MANAGUA, Nicaragua, Monday January 25, 2016 – Thirteen women drowned on Saturday when a tourist ferry capsized in rough seas just off the coast of south-eastern Nicaragua.
A pair of British newlyweds, along with two American tourists, three Nicaraguans and 12 Costa Ricans, were rescued from the sunken boat.
All 13 women who lost their lives when a giant wave sank the vessel were vacationing Costa Rican nationals.
The Reina del Caribe (Caribbean Queen) got into difficulty in high winds, rain and “mountainous seas” while travelling between the Corn Islands, a popular tourist area.
Local authorities had reportedly suspended boat launches in the area due to high wind speeds that reached 25 to 30 knots (29 to 35 mph) after several days of stormy weather.
“There was a warning that the weather conditions would be bad, but it appears that was ignored and this tragedy happened,” said Mario Berrios, the Nicaraguan navy’s commander for the southern Caribbean region.
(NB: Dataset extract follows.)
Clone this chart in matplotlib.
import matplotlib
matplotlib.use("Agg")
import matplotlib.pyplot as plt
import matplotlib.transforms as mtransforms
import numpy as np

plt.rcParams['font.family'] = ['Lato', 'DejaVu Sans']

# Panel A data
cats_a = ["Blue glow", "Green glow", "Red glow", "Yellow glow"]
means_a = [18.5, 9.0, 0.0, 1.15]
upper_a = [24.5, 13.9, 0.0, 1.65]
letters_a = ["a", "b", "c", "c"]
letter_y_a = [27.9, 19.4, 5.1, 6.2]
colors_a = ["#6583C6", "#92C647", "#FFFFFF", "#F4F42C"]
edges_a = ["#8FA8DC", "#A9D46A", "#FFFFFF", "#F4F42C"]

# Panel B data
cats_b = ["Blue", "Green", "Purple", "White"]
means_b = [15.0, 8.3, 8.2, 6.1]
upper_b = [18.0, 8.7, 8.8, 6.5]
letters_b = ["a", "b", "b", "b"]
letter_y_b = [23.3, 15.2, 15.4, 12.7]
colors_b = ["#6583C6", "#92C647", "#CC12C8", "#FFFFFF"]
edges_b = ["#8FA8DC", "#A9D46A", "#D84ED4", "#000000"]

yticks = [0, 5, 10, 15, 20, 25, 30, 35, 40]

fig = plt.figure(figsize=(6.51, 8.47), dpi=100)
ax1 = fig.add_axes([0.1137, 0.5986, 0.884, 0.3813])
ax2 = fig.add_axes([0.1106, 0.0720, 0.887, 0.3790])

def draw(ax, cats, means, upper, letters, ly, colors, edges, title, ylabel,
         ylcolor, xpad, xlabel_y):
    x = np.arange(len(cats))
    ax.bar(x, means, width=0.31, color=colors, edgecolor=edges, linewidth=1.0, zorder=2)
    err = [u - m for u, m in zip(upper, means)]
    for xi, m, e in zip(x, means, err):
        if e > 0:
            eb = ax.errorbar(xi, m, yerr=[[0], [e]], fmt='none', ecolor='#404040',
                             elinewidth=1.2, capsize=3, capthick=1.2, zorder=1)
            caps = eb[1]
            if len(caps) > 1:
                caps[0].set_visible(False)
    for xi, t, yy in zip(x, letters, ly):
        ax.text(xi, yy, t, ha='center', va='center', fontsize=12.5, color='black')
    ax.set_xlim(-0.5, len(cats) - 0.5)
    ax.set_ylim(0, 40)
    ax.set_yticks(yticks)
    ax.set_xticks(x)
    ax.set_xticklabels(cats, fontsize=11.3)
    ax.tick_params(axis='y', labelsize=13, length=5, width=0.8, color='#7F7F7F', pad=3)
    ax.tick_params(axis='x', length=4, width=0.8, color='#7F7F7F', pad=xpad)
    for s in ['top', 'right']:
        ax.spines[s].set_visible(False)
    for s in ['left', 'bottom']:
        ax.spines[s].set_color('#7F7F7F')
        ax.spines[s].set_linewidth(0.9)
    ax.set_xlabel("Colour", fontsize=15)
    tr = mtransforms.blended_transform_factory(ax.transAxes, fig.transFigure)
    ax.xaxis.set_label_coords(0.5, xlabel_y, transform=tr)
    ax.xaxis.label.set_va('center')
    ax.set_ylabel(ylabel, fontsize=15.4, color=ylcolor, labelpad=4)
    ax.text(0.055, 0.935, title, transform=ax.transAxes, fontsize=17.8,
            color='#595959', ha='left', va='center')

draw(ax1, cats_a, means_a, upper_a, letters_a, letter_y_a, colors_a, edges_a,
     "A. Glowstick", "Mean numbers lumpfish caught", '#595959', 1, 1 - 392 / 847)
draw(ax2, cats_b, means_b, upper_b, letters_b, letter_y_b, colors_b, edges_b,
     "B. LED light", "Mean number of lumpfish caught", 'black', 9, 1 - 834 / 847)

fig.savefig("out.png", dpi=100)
Reina del Caribe’s skipper, Hilario Blandon, 53, was arrested after being rescued from the wreck along with his assistant Eliot Absalon Prats Carter, 30.
General Francisco Diaz, a military police chief, said: “Both are under arrest and will be tried for the crimes of manslaughter and exposing people to danger.”
With special reference to the lives lost, government spokeswoman Rosario Murillo told El 19 Digital: “This is a great tragedy, truly painful, because they were our Costa Rican, Central American brothers and sisters who were vacationing in the waters of the Nicaraguan Caribbean.”
Local media published pictures of police covering some of the dead with a tarpaulin on a wooden jetty after their bodies were recovered.